- **Supplied material**:
>>>>

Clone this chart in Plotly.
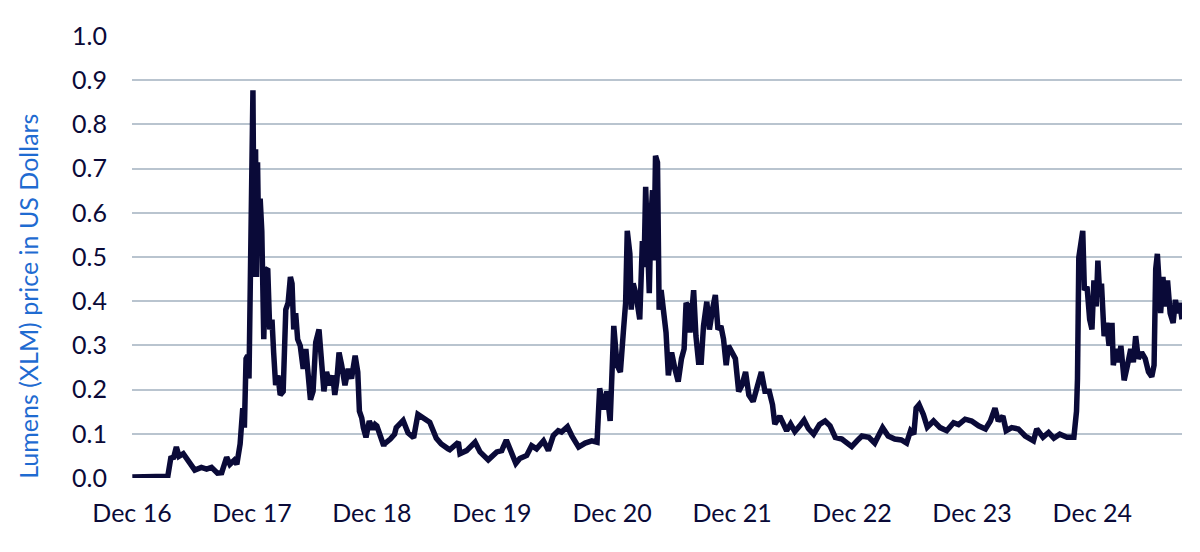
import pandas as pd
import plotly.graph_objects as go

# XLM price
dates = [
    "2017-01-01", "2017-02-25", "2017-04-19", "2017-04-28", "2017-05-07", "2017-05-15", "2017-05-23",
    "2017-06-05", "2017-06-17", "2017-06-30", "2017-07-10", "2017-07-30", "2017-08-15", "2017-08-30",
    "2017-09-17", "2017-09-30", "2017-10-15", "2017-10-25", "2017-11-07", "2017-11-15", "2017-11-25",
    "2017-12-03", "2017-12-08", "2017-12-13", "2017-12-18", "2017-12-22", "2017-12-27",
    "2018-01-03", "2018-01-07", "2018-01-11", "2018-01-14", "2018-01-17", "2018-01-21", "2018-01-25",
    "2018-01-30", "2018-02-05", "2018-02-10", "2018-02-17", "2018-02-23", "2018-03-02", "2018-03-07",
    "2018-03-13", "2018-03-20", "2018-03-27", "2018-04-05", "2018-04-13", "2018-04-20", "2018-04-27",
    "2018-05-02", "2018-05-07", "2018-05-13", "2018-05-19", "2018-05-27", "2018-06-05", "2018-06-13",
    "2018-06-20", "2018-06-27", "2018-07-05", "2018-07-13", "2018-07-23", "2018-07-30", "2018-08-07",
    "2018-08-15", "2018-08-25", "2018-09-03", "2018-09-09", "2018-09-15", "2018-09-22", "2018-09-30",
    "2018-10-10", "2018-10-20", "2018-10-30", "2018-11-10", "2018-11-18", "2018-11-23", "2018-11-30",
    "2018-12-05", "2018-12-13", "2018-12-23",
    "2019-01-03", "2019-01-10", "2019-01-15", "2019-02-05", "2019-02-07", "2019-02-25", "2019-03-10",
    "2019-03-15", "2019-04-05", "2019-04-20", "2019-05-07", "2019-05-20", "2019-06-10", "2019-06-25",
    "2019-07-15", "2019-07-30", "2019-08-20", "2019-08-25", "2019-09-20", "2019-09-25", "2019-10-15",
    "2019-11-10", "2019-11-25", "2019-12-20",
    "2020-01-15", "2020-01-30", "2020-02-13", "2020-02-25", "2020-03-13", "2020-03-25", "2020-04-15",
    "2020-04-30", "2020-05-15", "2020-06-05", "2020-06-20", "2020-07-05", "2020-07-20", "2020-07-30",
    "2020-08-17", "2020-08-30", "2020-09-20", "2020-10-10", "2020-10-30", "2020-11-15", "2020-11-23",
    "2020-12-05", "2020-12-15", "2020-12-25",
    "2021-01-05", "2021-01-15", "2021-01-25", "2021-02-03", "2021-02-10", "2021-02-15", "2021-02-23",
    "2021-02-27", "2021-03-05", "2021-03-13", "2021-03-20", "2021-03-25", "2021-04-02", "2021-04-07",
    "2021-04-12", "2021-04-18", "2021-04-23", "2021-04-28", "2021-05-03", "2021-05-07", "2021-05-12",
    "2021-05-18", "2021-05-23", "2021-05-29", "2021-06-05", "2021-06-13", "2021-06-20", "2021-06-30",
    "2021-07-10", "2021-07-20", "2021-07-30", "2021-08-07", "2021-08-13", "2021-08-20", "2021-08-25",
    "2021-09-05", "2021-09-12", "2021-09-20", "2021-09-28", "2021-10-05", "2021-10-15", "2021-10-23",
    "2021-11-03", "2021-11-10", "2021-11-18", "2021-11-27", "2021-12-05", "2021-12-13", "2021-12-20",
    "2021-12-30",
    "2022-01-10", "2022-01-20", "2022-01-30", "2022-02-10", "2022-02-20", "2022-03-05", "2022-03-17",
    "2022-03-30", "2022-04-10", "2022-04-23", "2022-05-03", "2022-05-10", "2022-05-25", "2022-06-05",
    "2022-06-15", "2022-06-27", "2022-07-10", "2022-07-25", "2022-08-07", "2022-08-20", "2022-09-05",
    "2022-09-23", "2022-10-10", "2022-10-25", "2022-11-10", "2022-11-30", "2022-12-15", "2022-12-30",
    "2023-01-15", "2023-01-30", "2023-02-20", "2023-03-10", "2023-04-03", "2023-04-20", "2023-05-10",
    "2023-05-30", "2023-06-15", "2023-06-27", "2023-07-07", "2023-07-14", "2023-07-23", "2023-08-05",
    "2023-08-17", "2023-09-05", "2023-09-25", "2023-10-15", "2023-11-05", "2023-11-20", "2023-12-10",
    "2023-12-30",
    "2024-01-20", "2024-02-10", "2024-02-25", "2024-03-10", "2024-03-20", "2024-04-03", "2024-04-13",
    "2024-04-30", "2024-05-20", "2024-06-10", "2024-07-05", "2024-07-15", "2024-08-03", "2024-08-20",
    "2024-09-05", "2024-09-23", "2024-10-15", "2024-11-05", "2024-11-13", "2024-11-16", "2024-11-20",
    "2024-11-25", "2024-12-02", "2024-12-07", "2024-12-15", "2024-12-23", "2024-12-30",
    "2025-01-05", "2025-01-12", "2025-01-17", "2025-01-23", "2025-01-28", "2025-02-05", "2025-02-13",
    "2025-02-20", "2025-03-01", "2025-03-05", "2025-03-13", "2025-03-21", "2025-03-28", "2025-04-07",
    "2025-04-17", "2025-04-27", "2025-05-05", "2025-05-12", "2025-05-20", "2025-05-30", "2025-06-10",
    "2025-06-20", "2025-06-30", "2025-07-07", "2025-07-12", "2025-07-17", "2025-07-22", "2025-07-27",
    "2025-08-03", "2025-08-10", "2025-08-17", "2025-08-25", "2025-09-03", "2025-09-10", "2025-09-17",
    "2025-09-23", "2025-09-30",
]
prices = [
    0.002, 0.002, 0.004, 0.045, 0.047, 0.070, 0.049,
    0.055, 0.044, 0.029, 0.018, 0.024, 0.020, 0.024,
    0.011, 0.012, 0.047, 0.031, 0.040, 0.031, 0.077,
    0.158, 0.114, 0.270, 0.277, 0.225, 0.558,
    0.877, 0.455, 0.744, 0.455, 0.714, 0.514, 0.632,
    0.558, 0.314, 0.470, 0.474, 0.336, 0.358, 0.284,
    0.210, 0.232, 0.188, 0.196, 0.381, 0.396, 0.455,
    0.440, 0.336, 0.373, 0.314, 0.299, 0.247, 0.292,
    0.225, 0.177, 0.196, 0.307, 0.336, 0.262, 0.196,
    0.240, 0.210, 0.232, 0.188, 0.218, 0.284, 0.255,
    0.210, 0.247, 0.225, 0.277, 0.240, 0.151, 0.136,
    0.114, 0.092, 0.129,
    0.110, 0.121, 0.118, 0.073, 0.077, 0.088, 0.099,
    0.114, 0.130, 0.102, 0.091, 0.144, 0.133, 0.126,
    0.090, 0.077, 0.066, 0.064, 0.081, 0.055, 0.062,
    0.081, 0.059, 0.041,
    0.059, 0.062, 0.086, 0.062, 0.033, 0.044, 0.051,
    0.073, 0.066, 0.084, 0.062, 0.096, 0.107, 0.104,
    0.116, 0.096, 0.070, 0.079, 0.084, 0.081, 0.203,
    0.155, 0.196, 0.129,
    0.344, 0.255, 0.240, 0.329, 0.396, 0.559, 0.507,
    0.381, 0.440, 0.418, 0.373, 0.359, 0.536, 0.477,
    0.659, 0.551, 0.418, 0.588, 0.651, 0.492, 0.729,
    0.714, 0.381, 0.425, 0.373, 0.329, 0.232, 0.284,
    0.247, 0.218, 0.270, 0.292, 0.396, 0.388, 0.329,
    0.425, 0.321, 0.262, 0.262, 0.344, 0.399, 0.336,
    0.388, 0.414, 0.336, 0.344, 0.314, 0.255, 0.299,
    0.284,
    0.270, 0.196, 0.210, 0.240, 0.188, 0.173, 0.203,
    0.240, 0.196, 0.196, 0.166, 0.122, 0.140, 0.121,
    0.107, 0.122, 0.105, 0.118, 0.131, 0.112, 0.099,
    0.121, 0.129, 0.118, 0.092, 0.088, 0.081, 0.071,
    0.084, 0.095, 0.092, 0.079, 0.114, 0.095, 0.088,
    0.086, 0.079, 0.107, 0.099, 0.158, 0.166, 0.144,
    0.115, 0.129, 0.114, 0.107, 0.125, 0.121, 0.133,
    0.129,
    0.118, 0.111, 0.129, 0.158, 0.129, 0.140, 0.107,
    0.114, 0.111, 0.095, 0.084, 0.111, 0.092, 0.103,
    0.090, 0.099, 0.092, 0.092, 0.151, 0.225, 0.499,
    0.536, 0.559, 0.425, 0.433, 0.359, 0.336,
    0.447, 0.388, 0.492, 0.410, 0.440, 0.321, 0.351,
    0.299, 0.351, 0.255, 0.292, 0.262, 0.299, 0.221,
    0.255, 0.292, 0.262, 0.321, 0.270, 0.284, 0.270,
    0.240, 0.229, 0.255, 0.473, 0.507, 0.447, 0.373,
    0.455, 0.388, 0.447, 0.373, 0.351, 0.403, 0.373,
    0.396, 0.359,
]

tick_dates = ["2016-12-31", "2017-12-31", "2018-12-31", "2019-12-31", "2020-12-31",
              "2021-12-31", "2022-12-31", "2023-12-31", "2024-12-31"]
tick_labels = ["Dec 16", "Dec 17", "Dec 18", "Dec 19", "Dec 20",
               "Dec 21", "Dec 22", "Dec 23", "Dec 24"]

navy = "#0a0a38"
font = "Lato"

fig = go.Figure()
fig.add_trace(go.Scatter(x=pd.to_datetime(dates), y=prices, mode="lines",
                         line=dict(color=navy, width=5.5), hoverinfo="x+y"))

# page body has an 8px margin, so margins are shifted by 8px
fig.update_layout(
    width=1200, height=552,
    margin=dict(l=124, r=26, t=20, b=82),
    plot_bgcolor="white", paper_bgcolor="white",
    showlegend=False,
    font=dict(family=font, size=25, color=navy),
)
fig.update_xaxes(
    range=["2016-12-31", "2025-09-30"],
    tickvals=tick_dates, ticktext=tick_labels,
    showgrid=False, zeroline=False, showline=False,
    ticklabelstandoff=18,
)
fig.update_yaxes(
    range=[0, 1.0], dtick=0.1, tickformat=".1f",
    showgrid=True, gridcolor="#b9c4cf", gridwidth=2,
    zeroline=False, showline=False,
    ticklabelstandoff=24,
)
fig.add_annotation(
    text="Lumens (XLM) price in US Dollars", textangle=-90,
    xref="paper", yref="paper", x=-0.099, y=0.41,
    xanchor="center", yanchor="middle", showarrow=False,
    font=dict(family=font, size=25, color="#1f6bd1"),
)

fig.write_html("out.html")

<<<<
>>>>

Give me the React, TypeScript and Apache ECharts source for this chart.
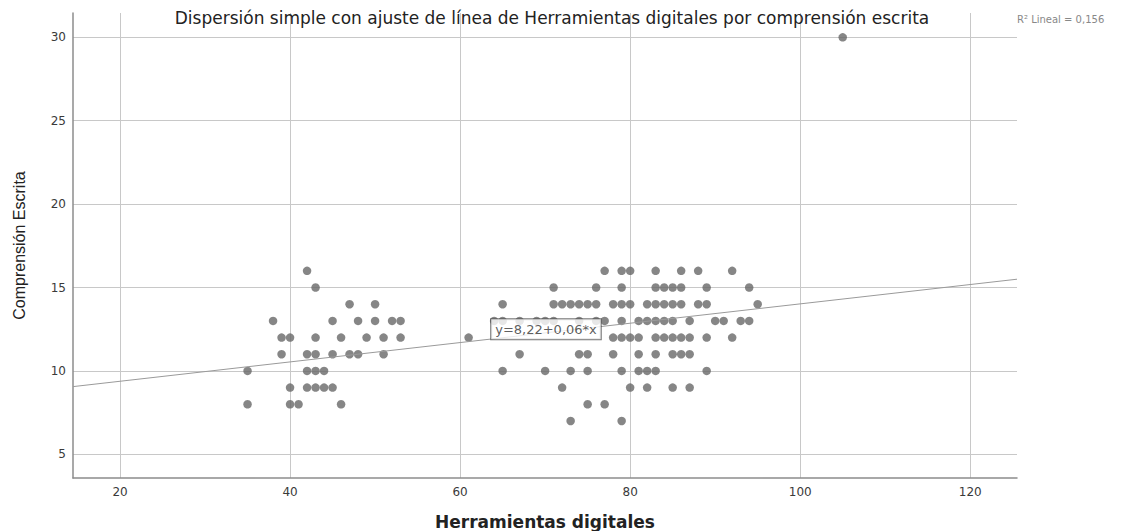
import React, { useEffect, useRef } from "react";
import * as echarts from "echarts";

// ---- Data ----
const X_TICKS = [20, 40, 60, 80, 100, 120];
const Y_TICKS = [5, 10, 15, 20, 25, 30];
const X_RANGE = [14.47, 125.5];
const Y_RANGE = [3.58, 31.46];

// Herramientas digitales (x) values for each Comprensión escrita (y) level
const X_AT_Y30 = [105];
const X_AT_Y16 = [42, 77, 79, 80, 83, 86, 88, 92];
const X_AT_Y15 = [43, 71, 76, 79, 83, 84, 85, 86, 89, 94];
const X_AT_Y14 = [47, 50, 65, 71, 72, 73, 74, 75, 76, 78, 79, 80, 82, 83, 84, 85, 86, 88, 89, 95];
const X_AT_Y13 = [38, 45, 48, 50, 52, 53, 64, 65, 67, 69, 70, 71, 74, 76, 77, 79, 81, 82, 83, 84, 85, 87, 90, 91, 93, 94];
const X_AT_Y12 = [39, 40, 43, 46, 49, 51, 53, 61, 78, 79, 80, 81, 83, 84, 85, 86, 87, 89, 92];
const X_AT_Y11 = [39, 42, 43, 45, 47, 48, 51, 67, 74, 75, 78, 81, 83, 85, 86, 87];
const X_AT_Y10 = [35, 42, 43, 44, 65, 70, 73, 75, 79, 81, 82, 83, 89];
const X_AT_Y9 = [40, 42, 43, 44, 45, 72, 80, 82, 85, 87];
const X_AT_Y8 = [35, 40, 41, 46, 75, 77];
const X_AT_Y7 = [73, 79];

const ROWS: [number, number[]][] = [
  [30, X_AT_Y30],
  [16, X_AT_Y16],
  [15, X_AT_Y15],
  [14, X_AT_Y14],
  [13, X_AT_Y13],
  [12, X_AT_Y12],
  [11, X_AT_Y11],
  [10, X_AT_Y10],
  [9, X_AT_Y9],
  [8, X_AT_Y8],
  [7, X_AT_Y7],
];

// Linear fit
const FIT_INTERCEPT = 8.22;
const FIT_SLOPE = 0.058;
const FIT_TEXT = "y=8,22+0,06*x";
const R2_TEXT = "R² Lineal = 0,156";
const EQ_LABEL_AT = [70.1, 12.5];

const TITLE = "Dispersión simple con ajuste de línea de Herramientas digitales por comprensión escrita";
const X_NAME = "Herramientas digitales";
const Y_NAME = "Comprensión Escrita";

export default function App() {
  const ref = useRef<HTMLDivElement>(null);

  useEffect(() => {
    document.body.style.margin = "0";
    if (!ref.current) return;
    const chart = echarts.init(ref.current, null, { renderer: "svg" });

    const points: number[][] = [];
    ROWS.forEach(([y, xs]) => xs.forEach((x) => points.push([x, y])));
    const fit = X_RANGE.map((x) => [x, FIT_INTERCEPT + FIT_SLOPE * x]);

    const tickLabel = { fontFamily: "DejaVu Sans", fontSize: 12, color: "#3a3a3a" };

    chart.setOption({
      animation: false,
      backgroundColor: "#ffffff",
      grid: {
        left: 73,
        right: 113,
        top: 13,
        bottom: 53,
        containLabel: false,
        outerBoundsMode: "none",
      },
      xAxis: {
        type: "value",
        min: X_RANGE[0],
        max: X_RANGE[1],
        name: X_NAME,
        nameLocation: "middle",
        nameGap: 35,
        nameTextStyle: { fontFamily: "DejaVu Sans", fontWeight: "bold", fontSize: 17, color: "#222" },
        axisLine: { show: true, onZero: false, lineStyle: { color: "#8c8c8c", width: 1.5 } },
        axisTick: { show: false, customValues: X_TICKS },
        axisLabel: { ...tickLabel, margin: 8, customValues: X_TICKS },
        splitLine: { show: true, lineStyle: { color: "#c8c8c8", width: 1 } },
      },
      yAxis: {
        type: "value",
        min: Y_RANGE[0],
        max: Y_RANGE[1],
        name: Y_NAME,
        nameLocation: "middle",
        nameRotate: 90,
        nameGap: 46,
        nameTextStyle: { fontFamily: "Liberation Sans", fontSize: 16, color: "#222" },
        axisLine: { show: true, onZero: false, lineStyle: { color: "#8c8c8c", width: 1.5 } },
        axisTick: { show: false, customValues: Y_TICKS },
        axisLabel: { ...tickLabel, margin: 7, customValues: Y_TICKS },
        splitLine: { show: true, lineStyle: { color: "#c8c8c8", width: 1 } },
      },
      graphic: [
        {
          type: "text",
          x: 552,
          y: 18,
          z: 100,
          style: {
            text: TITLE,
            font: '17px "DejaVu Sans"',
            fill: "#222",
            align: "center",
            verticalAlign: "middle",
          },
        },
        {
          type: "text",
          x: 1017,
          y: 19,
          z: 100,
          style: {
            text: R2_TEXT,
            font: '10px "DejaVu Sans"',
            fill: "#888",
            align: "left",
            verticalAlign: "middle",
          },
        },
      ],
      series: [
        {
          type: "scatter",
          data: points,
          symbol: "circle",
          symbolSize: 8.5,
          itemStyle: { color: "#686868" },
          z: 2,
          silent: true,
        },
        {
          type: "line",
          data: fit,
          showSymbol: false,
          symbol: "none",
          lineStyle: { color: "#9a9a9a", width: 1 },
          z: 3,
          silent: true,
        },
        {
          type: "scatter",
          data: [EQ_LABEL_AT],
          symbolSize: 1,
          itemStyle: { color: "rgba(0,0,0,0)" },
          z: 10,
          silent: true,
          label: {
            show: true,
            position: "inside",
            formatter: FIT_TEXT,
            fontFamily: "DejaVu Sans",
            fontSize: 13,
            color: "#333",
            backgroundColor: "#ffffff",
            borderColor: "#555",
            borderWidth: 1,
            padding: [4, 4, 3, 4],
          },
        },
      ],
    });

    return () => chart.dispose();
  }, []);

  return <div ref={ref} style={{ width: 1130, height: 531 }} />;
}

<<<<
>>>>

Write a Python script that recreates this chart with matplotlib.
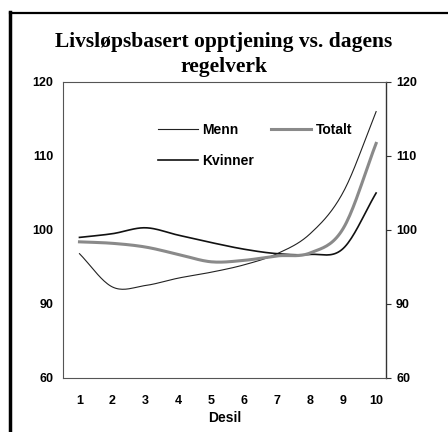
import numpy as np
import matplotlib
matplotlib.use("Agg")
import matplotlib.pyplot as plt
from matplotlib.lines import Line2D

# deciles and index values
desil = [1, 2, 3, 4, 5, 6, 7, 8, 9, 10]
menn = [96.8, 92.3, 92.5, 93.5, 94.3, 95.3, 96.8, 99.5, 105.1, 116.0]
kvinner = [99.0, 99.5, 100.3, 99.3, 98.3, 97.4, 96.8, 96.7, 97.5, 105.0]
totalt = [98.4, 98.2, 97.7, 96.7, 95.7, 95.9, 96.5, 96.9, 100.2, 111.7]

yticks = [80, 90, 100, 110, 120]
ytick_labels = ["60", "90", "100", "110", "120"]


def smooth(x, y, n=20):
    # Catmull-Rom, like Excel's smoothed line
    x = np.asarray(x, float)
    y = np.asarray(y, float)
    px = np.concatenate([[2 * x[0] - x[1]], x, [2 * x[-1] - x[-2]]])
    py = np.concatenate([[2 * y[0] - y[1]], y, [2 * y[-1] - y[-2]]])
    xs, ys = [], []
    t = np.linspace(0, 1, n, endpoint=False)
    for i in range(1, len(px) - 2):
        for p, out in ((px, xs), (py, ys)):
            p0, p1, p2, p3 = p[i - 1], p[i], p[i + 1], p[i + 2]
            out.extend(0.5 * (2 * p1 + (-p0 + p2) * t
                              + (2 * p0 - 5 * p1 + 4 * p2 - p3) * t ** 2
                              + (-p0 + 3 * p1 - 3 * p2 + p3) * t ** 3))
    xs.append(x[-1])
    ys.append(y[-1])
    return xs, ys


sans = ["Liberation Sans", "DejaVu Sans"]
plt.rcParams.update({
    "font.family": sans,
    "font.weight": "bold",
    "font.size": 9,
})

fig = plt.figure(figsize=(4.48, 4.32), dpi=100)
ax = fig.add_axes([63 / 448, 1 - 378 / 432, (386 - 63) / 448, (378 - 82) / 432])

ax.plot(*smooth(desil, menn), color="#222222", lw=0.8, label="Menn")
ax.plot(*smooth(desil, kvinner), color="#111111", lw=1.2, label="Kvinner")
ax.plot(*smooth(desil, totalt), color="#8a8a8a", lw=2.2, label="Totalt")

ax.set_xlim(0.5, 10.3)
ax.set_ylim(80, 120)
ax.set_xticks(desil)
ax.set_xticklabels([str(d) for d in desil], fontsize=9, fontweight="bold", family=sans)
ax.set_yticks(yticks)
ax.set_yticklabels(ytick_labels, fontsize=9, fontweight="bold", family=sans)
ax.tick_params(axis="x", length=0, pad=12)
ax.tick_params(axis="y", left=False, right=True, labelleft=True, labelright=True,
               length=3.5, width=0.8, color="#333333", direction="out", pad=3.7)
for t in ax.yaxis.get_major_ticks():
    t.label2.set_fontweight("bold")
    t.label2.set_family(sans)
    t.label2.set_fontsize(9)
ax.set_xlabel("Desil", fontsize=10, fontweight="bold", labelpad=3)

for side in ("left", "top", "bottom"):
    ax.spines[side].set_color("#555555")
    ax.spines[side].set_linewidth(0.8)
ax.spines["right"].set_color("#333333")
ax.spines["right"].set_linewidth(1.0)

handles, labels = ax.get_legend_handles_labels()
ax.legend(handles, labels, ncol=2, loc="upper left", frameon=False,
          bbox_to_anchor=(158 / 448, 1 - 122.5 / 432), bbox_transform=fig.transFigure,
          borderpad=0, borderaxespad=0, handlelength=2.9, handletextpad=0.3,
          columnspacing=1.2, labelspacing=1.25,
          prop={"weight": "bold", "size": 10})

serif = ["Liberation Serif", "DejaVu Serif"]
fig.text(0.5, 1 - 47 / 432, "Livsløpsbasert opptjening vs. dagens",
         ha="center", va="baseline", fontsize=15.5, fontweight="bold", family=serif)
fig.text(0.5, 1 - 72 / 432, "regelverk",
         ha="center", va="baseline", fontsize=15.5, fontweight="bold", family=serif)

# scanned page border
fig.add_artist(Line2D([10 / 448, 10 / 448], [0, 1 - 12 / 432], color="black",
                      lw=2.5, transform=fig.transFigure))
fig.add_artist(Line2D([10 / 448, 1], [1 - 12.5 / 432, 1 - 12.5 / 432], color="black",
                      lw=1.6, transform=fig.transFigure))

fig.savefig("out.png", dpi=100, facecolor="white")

<<<<

- **Written instruction**:
Repeat, with no pictures, exactly the lines from the one containing "Clone this chart in Plotly." through the one containing "import plotly.graph_objects as go", the first and last included.

- **The answer**:
Clone this chart in Plotly.
import pandas as pd
import plotly.graph_objects as go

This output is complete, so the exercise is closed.